The Globe and Mail with Tammy Schirle 18 September 2019
Older Canadians became a policy focus for the Liberals Wednesday as the party promised to invest billions more in the old-age security program if they’re re-elected.
Moving into the second week of the campaign for the Oct. 21 election, Liberal Leader Justin Trudeau pivoted from a focus on millennials and young families to seniors, and pledged that his party would increase Old Age Security benefits by 10 per cent for people 75 and older.
Speaking in Fredericton, Mr. Trudeau said the change would give eligible seniors $729 more each year, for those making less than $77,580.
It would cost $1.63-billion in 2020 and rise to $2.56-billion in 2023, the Liberals said – although they did not provide non-partisan costing information from the Parliamentary Budget Officer, as other parties have done when making announcements.
The change would lift 21,000 seniors out of poverty by 2024, approximately two-thirds of whom would be women, according to University of British Columbia economics professor Kevin Milligan. He was asked to do the analysis by the Liberal Party, but was not paid for the work.
He said the policy is noteworthy because it benefits the “oldest old,” where the “risk of falling into poverty increases substantially,” rather than everyone over 65 years, who qualify for OAS.
But former Bank of Canada governor David Dodge cautioned about the high costs of the program. In the past decade, spending on OAS increased by 60 per cent, to $53.4-billion in 2018-19. To rein in those costs, former prime minister Stephen Harper planned to raise the age of eligibility for OAS to 67; the Trudeau Liberals reversed that.
Mr. Dodge suggested it be raised to 69 or 70.
The Liberals also announced plans to increase Canada Pension Plan and Quebec Pension Plan survivor benefits for seniors whose spouses have died, from 60 per cent to 75 per cent of the deceased contributors’ monthly pensions. Delivering on the promise, though, would require agreement from the provinces, who share control over the program.
Mr. Trudeau said the change would give surviving spouses “much-needed breathing room” as they adjust to a new life.
Tammy Schirle, an economics professor at Wilfrid Laurier University, warned changes to the CPP would spark a “difficult conversation” with the provinces. She added that the change could exacerbate a problem in the current structure where contributions are transferred from dual-income couples to single-income couples.
The NDP and Conservatives have not yet released their plans for CPP and OAS.
According to the daily tracking survey released by Nanos Research on Wednesday, the Conservatives were at 37-per-cent support and the Liberals were at 36 per cent. The NDP stood at 14 per cent, the Greens at 7 per cent, the Bloc Québécois at 4 per cent and the People’s Party at 2 per cent.
Chief data scientist Nik Nanos said Canadians appeared to be coalescing in support around the two front-runners at the expense of the smaller parties.

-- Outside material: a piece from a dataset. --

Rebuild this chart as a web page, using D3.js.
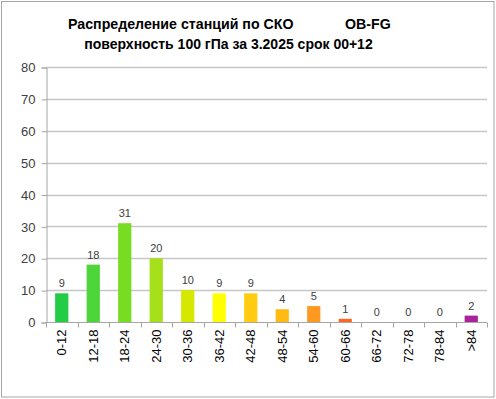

The poll was sponsored by The Globe and Mail and CTV, with a total of 1,200 Canadians surveyed from Sept. 15 to 17. It has a margin of error of 2.8 percentage points, 19 times out of 20. Respondents were asked: “If a federal election were held today, could you please rank your top two current local voting preferences?” A report on the results, questions and methodology for this and all surveys can be found at http://tgam.ca/election-polls.
NDP Leader Jagmeet Singh was in Sudbury Wednesday, where he provided more details about his proposed dental-care plan for people whose households make less than $70,000 a year. The party also pledged a “sliding scale” of coverage for people in the $70,000-to-$90,000 salary range.
Mr. Singh said 4.3 million Canadians do not have access to dental care. The party is looking to deliver a government insurance plan, he said, calling the plan “an immediate solution.”
The PBO said the promise would cost $824-million once fully implemented; however, in the program’s first year, it’s predicting a spike in need that would cost $1.8-billion before evening out in the subsequent years.
In Hamilton, Andrew Scheer said a Conservative government, if elected, would slash $1.5-billion in funding to large corporations. Mr. Scheer said he would review all business-subsidy programs to find the $1.5-billion in savings.
“You shouldn’t have to be a billionaire to get your government’s attention,” Mr. Scheer said.
Mr. Scheer said he would also review innovation programs to ensure they are supporting Canadian companies with patents, technologies and economic benefits that stay in the country.
Tammy Schirle is an economics professor at Wilfrid Laurier University.